** START **

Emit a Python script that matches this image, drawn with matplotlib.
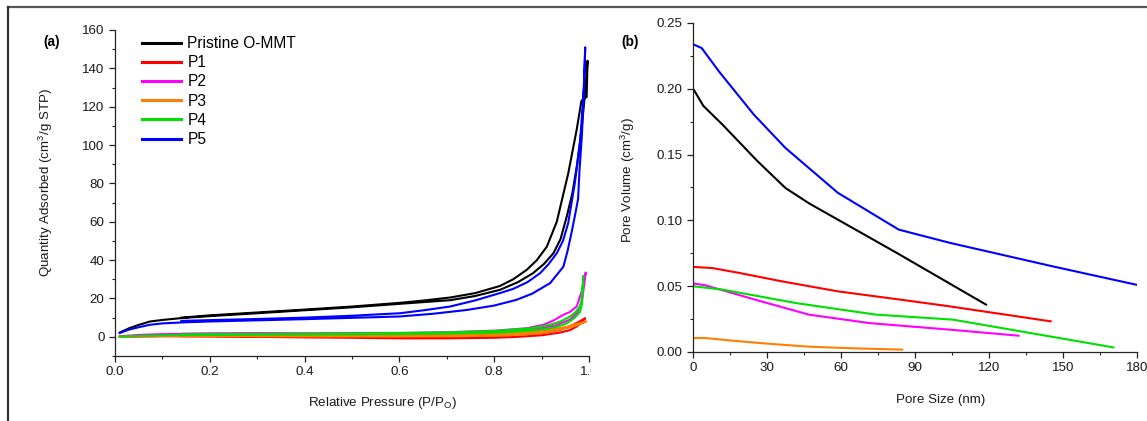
import matplotlib
matplotlib.use("Agg")
import matplotlib.pyplot as plt
from matplotlib.ticker import MultipleLocator, FormatStrFormatter
from matplotlib.lines import Line2D
from matplotlib.patches import Rectangle

plt.rcParams['font.family'] = ['Liberation Sans', 'DejaVu Sans']
plt.rcParams['mathtext.default'] = 'regular'

# ---------------- Panel (a): N2 isotherms (adsorption then desorption) ----------------
series_names = ["Pristine O-MMT", "P1", "P2", "P3", "P4", "P5"]
series_colors = ["#000000", "#ff0000", "#ff00ff", "#ff8000", "#00e000", "#0000ff"]

omm_p = [0.01, 0.03, 0.05, 0.074, 0.1, 0.137, 0.2, 0.3, 0.39, 0.5, 0.6, 0.707, 0.76, 0.812,
         0.85, 0.882, 0.905, 0.925, 0.94, 0.953, 0.965, 0.975, 0.985, 0.992, 0.997,
         0.995, 0.99, 0.984, 0.974, 0.956, 0.932, 0.911, 0.89, 0.869, 0.84, 0.812, 0.76,
         0.707, 0.65, 0.6, 0.5, 0.4, 0.3, 0.2, 0.14]
omm_q = [2.2, 4.5, 6.2, 8.0, 8.8, 9.7, 10.8, 12.3, 13.7, 15.4, 17.2, 19.1, 21.3, 24.5,
         28.5, 33.2, 38.0, 43.6, 51.0, 62.7, 75.0, 90.0, 110.0, 128.0, 144.0,
         125.0, 124.5, 123.0, 108.0, 85.0, 60.0, 47.0, 40.0, 35.0, 30.0, 26.5, 22.8,
         20.5, 18.9, 17.7, 15.8, 14.2, 12.7, 11.2, 10.0]

p1_p = [0.01, 0.1, 0.2, 0.3, 0.4, 0.5, 0.6, 0.7, 0.8, 0.85, 0.9, 0.939, 0.96, 0.975, 0.985, 0.992,
        0.98, 0.96, 0.939, 0.9, 0.85, 0.8, 0.7, 0.6, 0.5, 0.4, 0.3, 0.2, 0.14]
p1_q = [0.0, 0.3, 0.2, 0.0, -0.3, -0.5, -0.8, -0.8, -0.5, 0.0, 0.8, 2.2, 3.5, 5.5, 7.5, 9.7,
        8.0, 5.5, 3.6, 2.0, 1.2, 0.7, 0.3, 0.1, 0.1, 0.2, 0.3, 0.4, 0.4]

p2_p = [0.01, 0.05, 0.1, 0.2, 0.3, 0.4, 0.5, 0.6, 0.7, 0.8, 0.85, 0.9, 0.93, 0.96, 0.975, 0.985, 0.993,
        0.985, 0.974, 0.96, 0.946, 0.925, 0.904, 0.87, 0.8, 0.7, 0.6, 0.5, 0.4, 0.3, 0.2, 0.14]
p2_q = [0.3, 1.0, 1.4, 1.6, 1.6, 1.5, 1.5, 1.6, 1.8, 2.3, 3.0, 4.5, 6.0, 9.0, 12.5, 18.0, 33.5,
        24.0, 15.8, 13.0, 11.5, 8.5, 6.3, 4.5, 3.2, 2.4, 2.0, 1.9, 1.8, 1.8, 1.7, 1.6]

p3_p = [0.01, 0.1, 0.2, 0.3, 0.4, 0.5, 0.6, 0.7, 0.8, 0.85, 0.9, 0.953, 0.975, 0.994,
        0.975, 0.953, 0.92, 0.88, 0.8, 0.7, 0.6, 0.5, 0.4, 0.3, 0.2, 0.14]
p3_q = [0.0, 0.4, 0.4, 0.3, 0.2, 0.2, 0.2, 0.3, 0.6, 1.0, 2.0, 4.5, 6.0, 8.0,
        6.8, 5.2, 3.8, 2.6, 1.5, 1.0, 0.8, 0.7, 0.6, 0.6, 0.5, 0.5]

p4_p = [0.01, 0.05, 0.1, 0.2, 0.3, 0.4, 0.5, 0.6, 0.7, 0.8, 0.85, 0.9, 0.93, 0.953, 0.97, 0.981,
        0.985, 0.988, 0.985, 0.981, 0.97, 0.96, 0.94, 0.918, 0.88, 0.8, 0.7, 0.6, 0.5, 0.4,
        0.3, 0.2, 0.14]
p4_q = [0.1, 0.5, 0.8, 1.0, 1.1, 1.2, 1.3, 1.5, 1.7, 2.2, 2.8, 3.8, 5.0, 7.0, 10.0, 13.0,
        17.0, 31.8, 20.0, 15.8, 12.5, 10.6, 8.0, 6.3, 4.5, 3.0, 2.3, 2.0, 1.8, 1.6,
        1.5, 1.4, 1.3]

p5_p = [0.01, 0.03, 0.05, 0.074, 0.1, 0.15, 0.2, 0.3, 0.4, 0.5, 0.6, 0.67, 0.742, 0.8, 0.847,
        0.88, 0.918, 0.946, 0.955, 0.962, 0.97, 0.977, 0.98, 0.985, 0.988, 0.991, 0.992,
        0.989, 0.985, 0.981, 0.97, 0.956, 0.945, 0.932, 0.915, 0.897, 0.87, 0.84, 0.812,
        0.76, 0.707, 0.65, 0.601, 0.5, 0.4, 0.3, 0.2, 0.14]
p5_q = [2.0, 3.8, 5.0, 6.3, 7.0, 7.6, 8.0, 8.6, 9.2, 9.9, 10.6, 12.0, 14.0, 16.3, 19.3,
        22.5, 28.0, 36.6, 45.0, 53.0, 62.7, 72.0, 87.0, 105.0, 121.8, 140.0, 151.0,
        130.0, 115.0, 101.0, 80.0, 59.2, 50.0, 43.6, 38.0, 33.2, 28.5, 25.0, 22.8,
        19.0, 15.8, 13.8, 12.3, 11.0, 10.0, 9.3, 8.7, 8.3]

iso_p = [omm_p, p1_p, p2_p, p3_p, p4_p, p5_p]
iso_q = [omm_q, p1_q, p2_q, p3_q, p4_q, p5_q]

# ---------------- Panel (b): pore volume vs pore size ----------------
omm_x = [0.4, 4.2, 12, 26.2, 37.5, 47, 82.7, 118.8]
omm_v = [0.199, 0.187, 0.1727, 0.1449, 0.1246, 0.113, 0.0752, 0.036]
p1_x = [0.4, 7.8, 19, 36, 58.7, 84, 104, 145]
p1_v = [0.0646, 0.0638, 0.060, 0.0537, 0.0461, 0.0398, 0.0347, 0.0233]
p2_x = [0.7, 5, 27.6, 47, 71.4, 104, 132]
p2_v = [0.0519, 0.0507, 0.0385, 0.0284, 0.022, 0.017, 0.0124]
p3_x = [0.4, 5, 15, 30.4, 47.4, 65, 84.8]
p3_v = [0.0106, 0.0106, 0.0088, 0.0063, 0.0040, 0.0028, 0.0018]
p4_x = [0.4, 12, 41.7, 74.2, 105.4, 170.4]
p4_v = [0.0499, 0.0474, 0.0372, 0.0284, 0.0246, 0.0035]
p5_x = [0.4, 3.5, 10.6, 24.7, 37.5, 58.7, 83.4, 104, 146, 180]
p5_v = [0.2335, 0.231, 0.213, 0.1803, 0.155, 0.121, 0.093, 0.083, 0.065, 0.051]

pore_x = [omm_x, p1_x, p2_x, p3_x, p4_x, p5_x]
pore_v = [omm_v, p1_v, p2_v, p3_v, p4_v, p5_v]

W, H = 1147, 421
TICK_FS = 9.6
LABEL_FS = 9.6
fig = plt.figure(figsize=(W / 100, H / 100), dpi=100)

def style_axes(ax):
    for s in ("top", "right"):
        ax.spines[s].set_visible(False)
    for s in ("left", "bottom"):
        ax.spines[s].set_linewidth(0.9)
        ax.spines[s].set_color("#222222")
    ax.tick_params(which="major", direction="out", length=4.5, width=0.9,
                   labelsize=TICK_FS, pad=3, colors="#222222")
    ax.tick_params(which="minor", direction="out", length=2.5, width=0.8, colors="#222222")
    ax.tick_params(axis="both", labelcolor="#1a1a1a")

# Left axes
axa = fig.add_axes([115 / W, (H - 356) / H, 474 / W, 326 / H])
for p, q, c, n in zip(iso_p, iso_q, series_colors, series_names):
    axa.plot(p, q, color=c, lw=1.5, label=n, solid_joinstyle="round")
axa.set_xlim(0, 1.0)
axa.set_ylim(-10, 160)
axa.xaxis.set_major_locator(MultipleLocator(0.2))
axa.xaxis.set_minor_locator(MultipleLocator(0.1))
axa.yaxis.set_major_locator(MultipleLocator(20))
axa.yaxis.set_minor_locator(MultipleLocator(10))
axa.xaxis.set_major_formatter(FormatStrFormatter("%.1f"))
style_axes(axa)
axa.set_xlabel("Relative Pressure (P/P$_O$)", fontsize=LABEL_FS, color="#1a1a1a")
axa.xaxis.set_label_coords((382 - 115) / 474, (356 - 403) / 326)
axa.xaxis.label.set_va("center")
axa.set_ylabel("Quantity Adsorbed (cm$^3$/g STP)", fontsize=LABEL_FS, color="#1a1a1a")
axa.yaxis.set_label_coords((46 - 115) / 474, (356 - 182) / 326)
axa.yaxis.label.set_va("center")
leg = axa.legend(loc="upper left", bbox_to_anchor=((142 - 115) / 474, (356 - 36) / 326),
                 frameon=False, fontsize=11.2, borderpad=0, borderaxespad=0,
                 handlelength=2.5, handletextpad=0.42, labelspacing=0.27)
for line in leg.get_lines():
    line.set_linewidth(2.2)
fig.text(52 / W, 1 - 42 / H, "(a)", fontsize=9.8, fontweight="bold", ha="center", va="center")

# Right axes
axb = fig.add_axes([693 / W, (H - 352) / H, 444 / W, 329 / H])
for x, v, c, n in zip(pore_x, pore_v, series_colors, series_names):
    axb.plot(x, v, color=c, lw=1.5, label=n, solid_joinstyle="round")
axb.set_xlim(0, 180)
axb.set_ylim(0, 0.25)
axb.xaxis.set_major_locator(MultipleLocator(30))
axb.xaxis.set_minor_locator(MultipleLocator(15))
axb.yaxis.set_major_locator(MultipleLocator(0.05))
axb.yaxis.set_minor_locator(MultipleLocator(0.025))
axb.yaxis.set_major_formatter(FormatStrFormatter("%.2f"))
style_axes(axb)
axb.set_xlabel("Pore Size (nm)", fontsize=LABEL_FS, color="#1a1a1a")
axb.xaxis.set_label_coords((941 - 693) / 444, (352 - 400) / 329)
axb.xaxis.label.set_va("center")
axb.set_ylabel("Pore Volume (cm$^3$/g)", fontsize=LABEL_FS, color="#1a1a1a")
axb.yaxis.set_label_coords((628 - 693) / 444, (352 - 180) / 329)
axb.yaxis.label.set_va("center")
fig.text(630 / W, 1 - 42 / H, "(b)", fontsize=9.8, fontweight="bold", ha="center", va="center")

# Clip the right part of the "1.0" label as in the reference (panel overlap)
fig.patches.append(Rectangle((591 / W, (H - 385) / H), 40 / W, 25 / H,
                             transform=fig.transFigure, facecolor="white",
                             edgecolor="none", zorder=10))

# Figure frame lines (top and left border)
fig.lines.append(Line2D([8 / W, 1.0], [1 - 7 / H, 1 - 7 / H], transform=fig.transFigure,
                        color="#555555", lw=1.6))
fig.lines.append(Line2D([8 / W, 8 / W], [0, 1 - 7 / H], transform=fig.transFigure,
                        color="#333333", lw=1.6))

fig.savefig("out.png", dpi=100)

** END **

#### TASK GOAL:
Without any pictures, reproduce the lines from the first one in the material through the line that has "plt.rcParams['mathtext.default'] = 'regular'", exactly as they appear.

#### EXERCISE OUTPUT:
Emit a Python script that matches this image, drawn with matplotlib.
import matplotlib
matplotlib.use("Agg")
import matplotlib.pyplot as plt
from matplotlib.ticker import MultipleLocator, FormatStrFormatter
from matplotlib.lines import Line2D
from matplotlib.patches import Rectangle

plt.rcParams['font.family'] = ['Liberation Sans', 'DejaVu Sans']
plt.rcParams['mathtext.default'] = 'regular'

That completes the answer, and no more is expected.